6th Commander of the Royal Brunei Armed Forces
- In office 2 April 2001 – 27 March 2003
- Monarch: Hassanal Bolkiah
- Preceded by: Shari Ahmad
- Succeeded by: Halbi Mohammad Yussof

3rd Commander of the Royal Brunei Land Force
- In office 29 October 1999 – 31 January 2001
- Preceded by: Shari Ahmad
- Succeeded by: Halbi Mohd Yussof

Personal details
- Born: 6 August 1947 (age 78) Brunei
- Relations: Mariam Abdul Aziz (sister) Ismael Samid (nephew)
- Parent(s): Abdul Aziz Abdullah (father) Pengiran Hajah Rashida (mother)
- Alma mater: Officer Cadet School, Portsea; Australian Defence College;
- Occupation: Military officer; businessman;

Military service
- Allegiance: Brunei
- Branch/service: Royal Brunei Land Force
- Years of service: 1969–2003
- Rank: Major General
- Unit: 'B' Company
- Commands: Royal Brunei Armed Forces Royal Brunei Land Force

= Jaafar Abdul Aziz =

Bruneian military officer

Mohd Jaafar bin Haji Abdul Aziz is a Bruneian aristocrat, businessman and former military officer who served as the third Commander of the Royal Brunei Land Force (RBLF) from 1999 until 2001, and the sixth Commander of the Royal Brunei Armed Forces (RBAF) from 2001 to 2003.

==Military career==
After enlisting and completing basic training, he then joined the Royal Brunei Malay Regiment (RBMR) as an officer on 30 June 1969, later promoted to junior officer on 11 December 1970. During a military exercise in Berakas Camp in 1969, Cadet Jaafar was among the servicemen awarded by Prince Mohamed for excellence in shooting.
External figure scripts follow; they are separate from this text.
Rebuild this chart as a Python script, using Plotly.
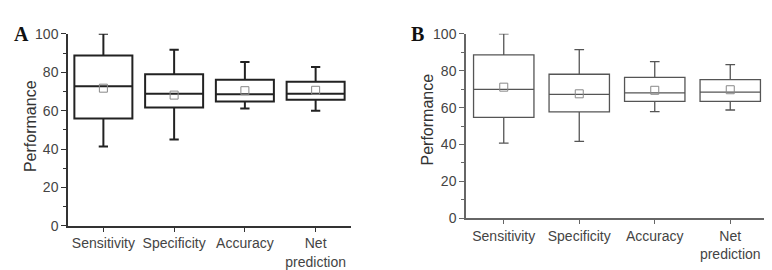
import plotly.graph_objects as go

categories = ["Sensitivity", "Specificity", "Accuracy", "Net prediction"]
tick_labels = ["Sensitivity", "Specificity", "Accuracy", "Net<br>prediction"]

# Panel A
a_lower = [41.3, 44.9, 61.1, 60.0]
a_q1 = [55.9, 61.6, 64.7, 65.7]
a_median = [72.7, 68.8, 68.5, 68.8]
a_q3 = [88.7, 78.9, 76.1, 75.0]
a_upper = [100.0, 91.7, 85.4, 82.8]
a_mean = [71.7, 68.1, 70.4, 70.6]

# Panel B
b_lower = [40.8, 41.7, 57.8, 58.7]
b_q1 = [54.7, 57.7, 63.4, 63.4]
b_median = [69.9, 67.2, 68.0, 68.4]
b_q3 = [88.6, 78.1, 76.4, 75.2]
b_upper = [100.0, 91.5, 85.0, 83.3]
b_mean = [71.1, 67.5, 69.4, 69.7]

y_ticks = [0, 20, 40, 60, 80, 100]

W, H = 772, 270
fig = go.Figure()

def add_panel(xa, ya, lower, q1, med, q3, upper, mean, color, lw, bw):
    fig.add_trace(go.Box(
        x=categories, lowerfence=lower, q1=q1, median=med, q3=q3, upperfence=upper,
        xaxis=xa, yaxis=ya, fillcolor="white", line=dict(color=color, width=lw),
        width=bw, whiskerwidth=0.16, boxpoints=False, showlegend=False, hoverinfo="skip"))
    fig.add_trace(go.Scatter(
        x=categories, y=mean, mode="markers", xaxis=xa, yaxis=ya,
        marker=dict(symbol="square-open", size=8, color="#888", line=dict(width=1)),
        showlegend=False, hoverinfo="skip"))

add_panel("x", "y", a_lower, a_q1, a_median, a_q3, a_upper, a_mean, "#222", 2, 0.82)
add_panel("x2", "y2", b_lower, b_q1, b_median, b_q3, b_upper, b_mean, "#555", 1.3, 0.8)

def px_x(p):
    return p / W

def px_y(p):
    return 1 - p / H

tickfont = dict(family="Liberation Sans, Arial", size=14, color="#444")

def xaxis_cfg(x0, x1, color):
    return dict(domain=[px_x(x0), px_x(x1)], type="category", categoryorder="array",
                categoryarray=categories, range=[-0.5, 3.5], tickvals=categories,
                ticktext=tick_labels, showline=True, linecolor=color, linewidth=1.5,
                ticks="outside", ticklen=4, tickcolor=color, tickfont=tickfont,
                showgrid=False, zeroline=False, fixedrange=True)

def yaxis_cfg(y0, y1, color, anchor):
    return dict(domain=[px_y(y1), px_y(y0)], range=[0, 100], tickvals=y_ticks,
                showline=True, linecolor=color, linewidth=1.5, ticks="outside", ticklen=5,
                tickcolor=color, tickfont=tickfont, showgrid=False, zeroline=False,
                anchor=anchor,
                minor=dict(ticks="outside", ticklen=3, dtick=10, tickcolor=color, showgrid=False))

fig.update_layout(
    width=W, height=H, margin=dict(l=0, r=0, t=0, b=0),
    paper_bgcolor="white", plot_bgcolor="white",
    xaxis=dict(**xaxis_cfg(60, 343, "#333"), anchor="y"),
    yaxis=yaxis_cfg(19, 223, "#333", "x"),
    xaxis2=dict(**xaxis_cfg(458, 760, "#666"), anchor="y2"),
    yaxis2=yaxis_cfg(19, 215, "#666", "x2"),
)

annots = [
    dict(text="<b>A</b>", x=px_x(14), y=px_y(19), font=dict(family="Liberation Serif, Times New Roman", size=20, color="#111")),
    dict(text="<b>B</b>", x=px_x(409), y=px_y(19), font=dict(family="Liberation Serif, Times New Roman", size=20, color="#111")),
    dict(text="Performance", x=px_x(22), y=px_y(117), textangle=-90, font=dict(family="Liberation Sans, Arial", size=16, color="#333")),
    dict(text="Performance", x=px_x(419), y=px_y(110), textangle=-90, font=dict(family="Liberation Sans, Arial", size=16, color="#333")),
]
for a in annots:
    fig.add_annotation(xref="paper", yref="paper", showarrow=False, xanchor="center", yanchor="middle", **a)

fig.write_html("out.html")
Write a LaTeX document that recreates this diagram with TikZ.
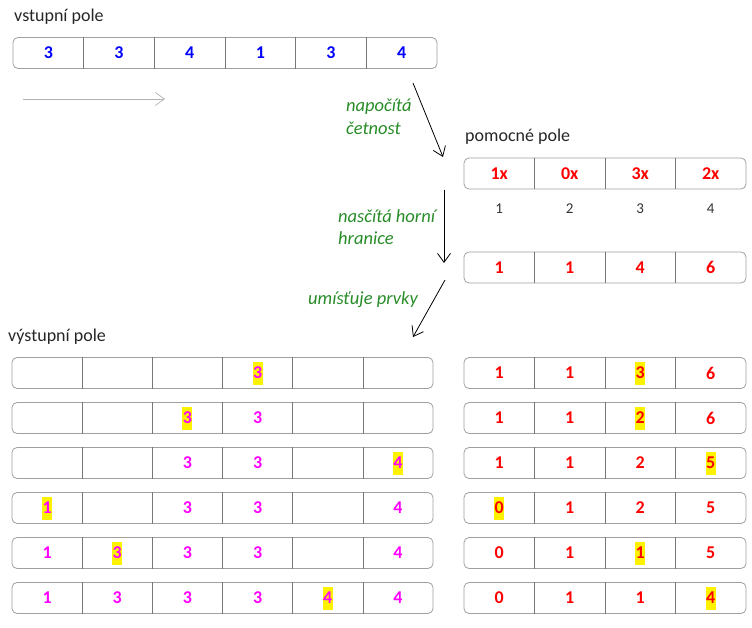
\documentclass[tikz,border=0pt]{standalone}
\usepackage{fontspec}
\setmainfont{Carlito}
\usetikzlibrary{arrows.meta}

\definecolor{zelena}{RGB}{40,140,40}
\definecolor{ramecek}{RGB}{160,160,160}
\definecolor{predel}{RGB}{120,120,120}
\definecolor{fialova}{RGB}{255,0,255}

\begin{document}
\begin{tikzpicture}[x=1pt, y=-1pt,
    pole/.style={draw=ramecek, rounded corners=5pt, line width=.8pt, minimum height=31pt, inner sep=0pt},
    cislo/.style={font=\fontsize{18}{18}\selectfont\bfseries, inner sep=0pt},
    index/.style={font=\fontsize{15}{15}\selectfont, text=black!80, inner sep=0pt},
    popis/.style={font=\fontsize{18}{20}\selectfont, text=black!85, anchor=west, inner sep=0pt},
    akce/.style={font=\fontsize{18.5}{20}\selectfont\itshape, text=zelena, anchor=west, inner sep=0pt},
    sipka/.style={-{Straight Barb[length=9pt,width=13pt]}, line width=.8pt},
    zvyr/.style={fill=yellow, minimum width=10pt, minimum height=23pt, inner sep=0pt}]

\useasboundingbox (0,0) rectangle (752,628);

% vstupni pole
\node[popis] (lvst) at (14,17) {vstupní pole};
\node[pole, minimum width=424pt] (vst) at (225,53) {};
\foreach \i in {1,...,5}
    \draw[predel] (13+70.67*\i,37) -- (13+70.67*\i,69);
\foreach \v [count=\i] in {3,3,4,1,3,4}
    \node[cislo, text=blue] (v\i) at (13+70.67*\i-35.33,53) {\v};

\coordinate (smer1) at (23,99);
\coordinate (smer2) at (165,99);
\draw[sipka, gray!60, line width=.7pt] (smer1) -- (smer2);

% pomocne pole - cetnosti
\node[popis] (lpom) at (465,137) {pomocné pole};
\node[pole, minimum width=282pt] (pom) at (605,173.5) {};
\foreach \i in {1,...,3}
    \draw[predel] (464+70.5*\i,158) -- (464+70.5*\i,189);
\foreach \v [count=\i] in {1x,0x,3x,2x} {
    \node[cislo, text=red] (p\i) at (464+70.5*\i-35.25,173.5) {\v};
    \node[index] (ix\i) at (464+70.5*\i-35.25,209) {\i};}

% pomocne pole - horni hranice
\node[pole, minimum width=282pt] (hr) at (605,267.5) {};
\foreach \i in {1,...,3}
    \draw[predel] (464+70.5*\i,252) -- (464+70.5*\i,283);
\foreach \v [count=\i] in {1,1,4,6}
    \node[cislo, text=red] (h\i) at (464+70.5*\i-35.25,267.5) {\v};

% sipky mezi kroky
\coordinate (a1) at (413,83);
\coordinate (b1) at (443,157);
\coordinate (a2) at (444,190);
\coordinate (b2) at (444,263);
\coordinate (a3) at (445,280);
\coordinate (b3) at (413,337);
\draw[sipka] (a1) -- (b1);
\draw[sipka] (a2) -- (b2);
\draw[sipka] (a3) -- (b3);
\node[akce] (k1) at (346,107) {napočítá};
\node[akce] (k1b) at (346,128) {četnost};
\node[akce] (k2) at (338,216) {nasčítá horní};
\node[akce] (k2b) at (338,238) {hranice};
\node[akce] (k3) at (308,300) {umísťuje prvky};

% vystupni pole a pomocne pole po krocich
\node[popis] (lvys) at (8,337) {výstupní pole};
\foreach \r in {1,...,6} {
    \node[pole, minimum width=421pt] (out\r) at (222.5,373+45*\r-45) {};
    \foreach \c in {1,...,5}
        \draw[predel] (12+70.17*\c,357+45*\r-45) -- (12+70.17*\c,389+45*\r-45);
    \node[pole, minimum width=282pt] (pp\r) at (605,373+45*\r-45) {};
    \foreach \c in {1,...,3}
        \draw[predel] (464+70.5*\c,357+45*\r-45) -- (464+70.5*\c,389+45*\r-45);
}

% zvyraznene prvky
\foreach \r/\c in {1/4,2/3,3/6,4/1,5/2,6/5}
    \node[zvyr] (zo\r) at (12+70.17*\c-35.08,373+45*\r-45) {};
\foreach \r/\c in {1/3,2/3,3/4,4/1,5/3,6/4}
    \node[zvyr] (zp\r) at (464+70.5*\c-35.25,373+45*\r-45) {};

\foreach \r/\c/\v in {1/4/3, 2/3/3,2/4/3, 3/3/3,3/4/3,3/6/4,
        4/1/1,4/3/3,4/4/3,4/6/4, 5/1/1,5/2/3,5/3/3,5/4/3,5/6/4,
        6/1/1,6/2/3,6/3/3,6/4/3,6/5/4,6/6/4}
    \node[cislo, text=fialova] (o\r-\c) at (12+70.17*\c-35.08,373+45*\r-45) {\v};

\foreach \r/\a/\b/\cc/\d in {1/1/1/3/6, 2/1/1/2/6, 3/1/1/2/5, 4/0/1/2/5, 5/0/1/1/5, 6/0/1/1/4} {
    \node[cislo, text=red] (q\r-1) at (499.25,373+45*\r-45) {\a};
    \node[cislo, text=red] (q\r-2) at (569.75,373+45*\r-45) {\b};
    \node[cislo, text=red] (q\r-3) at (640.25,373+45*\r-45) {\cc};
    \node[cislo, text=red] (q\r-4) at (710.75,373+45*\r-45) {\d};}

\end{tikzpicture}
\end{document}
During the 10th Anniversary of the founding of the RBMR in 1971, the junior lieutenant was among the soldiers in the parade holding the flag of Colonel-in-chief. In 1991, he attended the Defence and Strategic Studies Course (DSSC) at the Australian Defence College in Canberra. On 28 October 1999, Colonel Jaafar succeeded Shari Ahmad as the Commander of the RBLF. He became a major general on 1 February 2001. Later on 2 April, he assumed leadership of the RBAF. In 2002, he called on Deputy Prime Minister and Minister of Defence Tony Tan in Singapore. On 8 May, him alongside Sultan Hassanal Bolkiah welcomed Thailand's Chief of Defence Forces, Narong Yuthavong.

==Later life==
After his military career, he became a member of the Veterans Association of Royal Brunei Armed Forces (PERWIRA), and the advisor to the Al-Ameerah Al-Hajjah Maryam Masjid Improvement Committee. In addition to this, Jaafar is the chairman of Richland Insurance since 2004, and board of directors of HSE Engineering. Prior to their departure for the Asia Softball Masters 2022, team managers were given the national flag by the president of the Brunei Amateur Softball and Baseball Association (BASBA), Jaafar, at the Brunei International Airport. In a ceremony in 2023, donations were given to 61 less fortunate groups from Kampong Jerudong 'A' and 'B' and 58 orphans. Jaafar, a consultant for Kampong Jerudong 'A' Consultative Council, delivered the gifts.

==Personal life==
Jaafar is married to Datin Hajah Salbiah binti Mohd Yusof, and together they are known to have four sons, Mohammed Nazlee, Abdul Azeez, and 3 daughters, Athiyyah As'ad. He is also the brother of Hajah Mariam and Lieutenant Colonel (Retired) Dato Setia Haji Mohd Samid.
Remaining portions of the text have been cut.